A proxy allows one individual to act on behalf of another. They are common in condo communities when voting for director candidates. Used as intended they increase voter participation and are neutral in that they don’t influence outcomes.
Proxies were not intended for active soliciting. Soliciting proxies in condo communities has been inappropriately used as a means to influence condo board decisions or election voting.
Individuals disagreeing with a board decision or attempting to control the outcome of an election may solicit proxies from unit owners. They do so by having a unit owner sign a Proxy Form granting authority for an individual to vote on their behalf. This allows one or a group of owners to pursue an agenda intended to change a condo board decision or determine who is elected to the board. One common use of proxies in condo corporations is to get uninformed condo owners to support friends or associates for election to a condo board regardless of limited experience or personal agenda.

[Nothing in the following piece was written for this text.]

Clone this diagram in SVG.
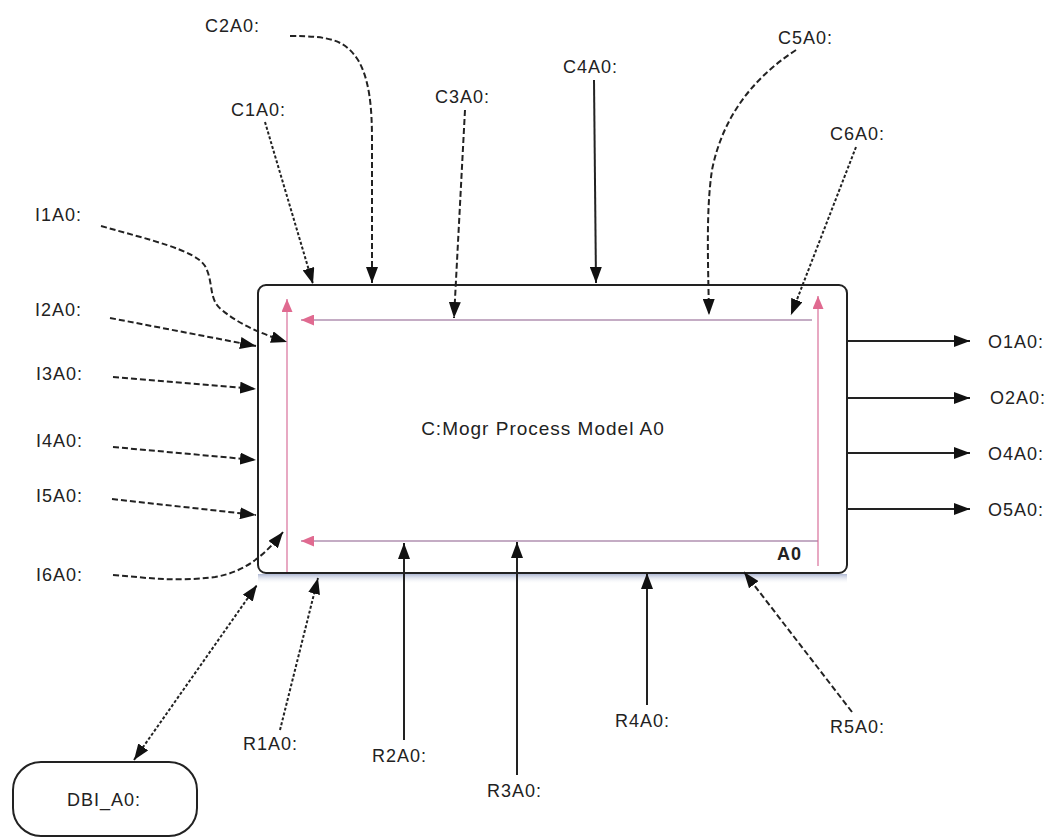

One way to solicit proxies is to knock on doors and ask the unit owner to sign a proxy form. Another method is to leave documents at each door. Either approach may be in contravention of no soliciting rules disallowing such activities except for purposes of government elections. For these purposes Section 118 of the Ontario Condo Act states “No corporation or employee or agent of a corporation shall restrict reasonable access to the property by candidates, or their authorized representatives, for election to the House of Commons, the Legislative Assembly or an office in a municipal government or school board if access is necessary for the purpose of canvassing or distributing election material.”
These restrictions exist for good reason. Should soliciting be allowed, it would be difficult to prevent soliciting for other purposes that include selling of goods and services. Anyone obtaining access to a building to “knock on doors” would also constitute a security risk that compromises the safety of building residents and property.
Where proxies are warranted, they can be solicited through websites, social media and e-mail not controlled by the condo corporation.